Sample Number Input Buffer Output
Initialization (no input): null 000 ] null
1st sample:
1
[ 100 ]
1
2nd sample: 0
0, 10 ]
0
3rd sample: 0
00, 1 ]
0
4th sample: 0
000 ]
0.7


Remember, on the fourth sample, the value of 1 coming out of the buffer is multiplied by the gain value of 0.7, and then summed with the current input sample value (which was 0), which gives us 0.7 at the output. The equation looks like such:   (1 x 0.7) + 0 = 0.7. This is how it works with more complex audio signals as well. The math is all the same, just different numbers!

 

 

Feed-Back Delay

What if we wanted a delay unit that was capable of having more than one repeat? This is where a feed-back design is necessary. This is almost the exact same idea as the feed-forward design. The only difference is that we take whatever is at our output and feed it back into the beginning of the buffer after being multiplied by some gain value. This gain value determines how many delay repeats the unit will have. Higher gain values will create more repeats and lower gain values will create less repeats. Let’s look at the same signal used in the previous example being sent through a feed-back delay system, with a feed-back gain of 0.5 and output gain of 0.7.

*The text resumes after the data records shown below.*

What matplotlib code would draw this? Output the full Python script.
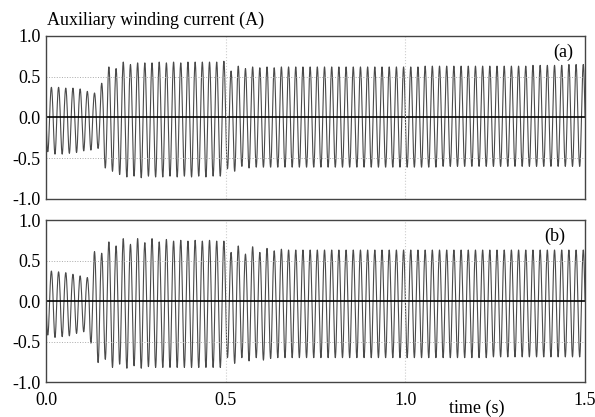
import numpy as np
import matplotlib.pyplot as plt

plt.rcParams["font.family"] = "Liberation Serif"

# supply frequency and per-cycle extremes
freq = 50.0
t_end = 1.5

peaks_a = ([0.37, 0.37, 0.36, 0.36, 0.35, 0.32, 0.30, 0.42,
            0.62, 0.60, 0.68, 0.65, 0.67, 0.67, 0.67, 0.68, 0.67, 0.68,
            0.67, 0.68, 0.68, 0.68, 0.68, 0.68, 0.69,
            0.57, 0.63, 0.60, 0.62, 0.61, 0.62, 0.61]
           + [0.62] * 20 + [0.63] * 15 + [0.64] * 5 + [0.65] * 3)
troughs_a = ([-0.42, -0.45, -0.45, -0.44, -0.43, -0.41, -0.40, -0.38,
              -0.62, -0.66, -0.70, -0.73, -0.72, -0.74, -0.72, -0.73, -0.73, -0.72,
              -0.73, -0.72, -0.73, -0.72, -0.73, -0.72, -0.72,
              -0.63, -0.66, -0.60, -0.62, -0.61]
             + [-0.61] * 25 + [-0.60] * 20)

peaks_b = ([0.37, 0.36, 0.35, 0.33, 0.31, 0.29,
            0.61, 0.59, 0.73, 0.68, 0.77, 0.70, 0.77, 0.72, 0.77, 0.73, 0.76, 0.74,
            0.75, 0.74, 0.75, 0.74, 0.75, 0.74, 0.74,
            0.60, 0.68, 0.58, 0.67, 0.60, 0.65, 0.62, 0.64, 0.63]
           + [0.63] * 41)
troughs_b = ([-0.42, -0.45, -0.44, -0.43, -0.40, -0.38,
              -0.52, -0.76, -0.72, -0.82, -0.78, -0.83, -0.80, -0.83,
              -0.81, -0.82, -0.82, -0.82, -0.82, -0.82, -0.82, -0.82, -0.82, -0.82, -0.82,
              -0.70, -0.77, -0.70, -0.74, -0.70, -0.73, -0.71]
             + [-0.70] * 30 + [-0.69] * 13)


def waveform(peaks, troughs):
    t = np.linspace(0, t_end, 6001)
    k = np.minimum((t * freq).astype(int), len(peaks) - 1)
    s = -np.sin(2 * np.pi * freq * t)
    amp = np.where(s < 0, -np.array(troughs)[k], np.array(peaks)[k])
    return t, s * amp


fig = plt.figure(figsize=(5.95, 4.17), dpi=100)
ax_a = fig.add_axes([0.0773, 0.5228, 0.906, 0.391])
ax_b = fig.add_axes([0.0773, 0.0839, 0.906, 0.3885])

panels = [(ax_a, peaks_a, troughs_a, "(a)", 0.978), (ax_b, peaks_b, troughs_b, "(b)", 0.963)]
for ax, pk, tr, tag, tx in panels:
    t, y = waveform(pk, tr)
    ax.plot(t, y, color="#4a4a4a", lw=0.8)
    ax.axhline(0, color="black", lw=1.2)
    for yy in (0.5, -0.5):
        ax.axhline(yy, color="#aaaaaa", lw=0.7, ls=":")
    for xx in (0.5, 1.0):
        ax.axvline(xx, color="#cccccc", lw=0.8, ls=":")
    ax.set_xlim(0, 1.5)
    ax.set_ylim(-1, 1)
    ax.set_yticks([-1, -0.5, 0, 0.5, 1])
    ax.set_yticklabels(["-1.0", "-0.5", "0.0", "0.5", "1.0"])
    ax.tick_params(length=0, labelsize=13, pad=4)
    for sp in ax.spines.values():
        sp.set_color("#444444")
        sp.set_linewidth(1.0)
    ax.text(tx, 0.898, tag, transform=ax.transAxes, fontsize=13, ha="right", va="center")

ax_a.set_xticks([])
ax_b.set_xticks([0, 0.5, 1.0, 1.5])
ax_b.set_xticklabels(["0.0", "0.5", "1.0", "1.5"])
ax_b.tick_params(axis="x", pad=7)

fig.text(0.079, 0.93, "Auxiliary winding current (A)", fontsize=13, ha="left", va="bottom")
fig.text(0.802, 0.0, "time (s)", fontsize=13, ha="center", va="bottom")

fig.savefig("out.png", dpi=100)
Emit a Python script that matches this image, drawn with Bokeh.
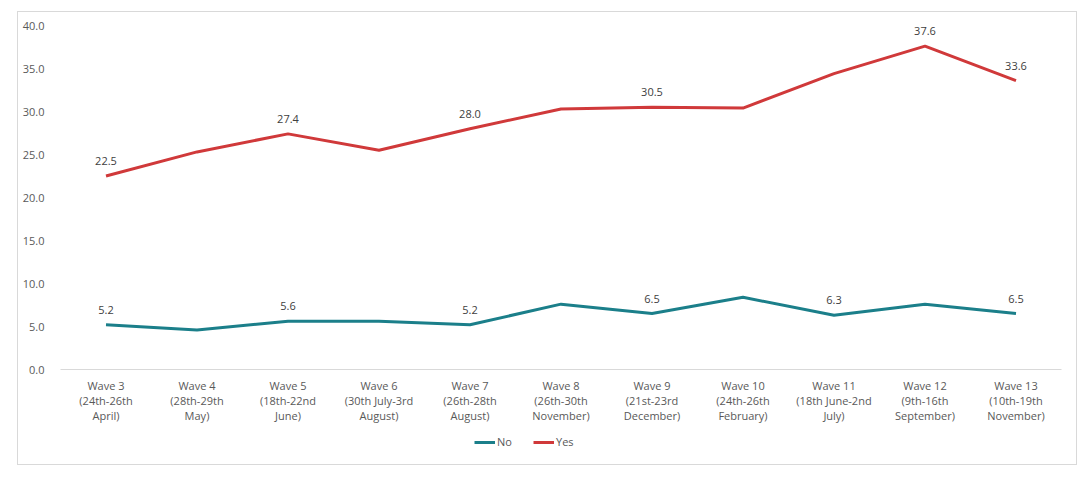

Sample Number Input Buffer Output
Initialization (no input): null 000 ] null
1st sample:
1
100 ]
1
2nd sample: 0
010 ]
0
3rd sample: 0
001 ]
0
4th sample: 0
0.3500 ]
0.7
5th sample: 0
00.350 ]
0
6th sample: 0
000.35 ]
0
7th sample: 0
0.1230, 0 ]
0.245

This system looks identical to the feed-forward system until we reach the 4th sample. At this point, our output of 0.7 is multiplied by the feed-back gain value of 0.5 to give us a value of 0.35 to put back into the beginning of the buffer. At the 7th sample, 0.35 is multiplied by 0.7 (our output gain) to give us 0.245. This value is then multiplied by our feed-back gain value of 0.5 to give us a value of 0.123 to feed back into the beginning of the buffer. Can you guess what the 8th sample will look like?

 

Boss DD-20

One of my favorite guitar pedals, the Boss DD-20, is a great example as it utilizes both feed-forward and feed-back delay designs along with more. It has a slap-back mode which uses a feed-forward system, a standard digital delay mode that uses the feed-back system, and other modes such as smooth, analog, and modulate that incorporate additional processing within the feed-back system. In other words, these other modes use the feed-back design with the addition of filters, saturation, and modulation on the repeats. The E.LEVEL knob on the DD-20 sets the feed-forward or feed-back systems' output gain (we used a value of 0.7 for our examples). The F.BACK knob sets the feed-back gain for the feed-back delay system (we used a value of 0.5 for our example). Another cool feature this pedal has is the option for reverse delay. This occurs from the feed-back system reading the memory buffer backwards. Another great feature on this pedal is the ability to tap in a tempo with your foot and set time subdivisions (quarter note, eight note, dotted-eighth note, etc.). Using the sampling rate, it converts this time into samples to set the time between each repeat. There are a lot of great delay concepts that the DD-20 utilizes, and puts them all in a sturdy, user friendly box. Although it is an older unit, it held the test of time as it is still very popular (look out for it on my pedalboard!). 

 

There is still plenty to go into regarding digital delay, but I figured this was enough to peak your interest. I know that as a guitarist who's used digital delay his entire life, I was very interested to learn how it all worked. Additionally, I think it is important to understand how feed-forward and feed-back systems work before attempting to tackle more complex systems.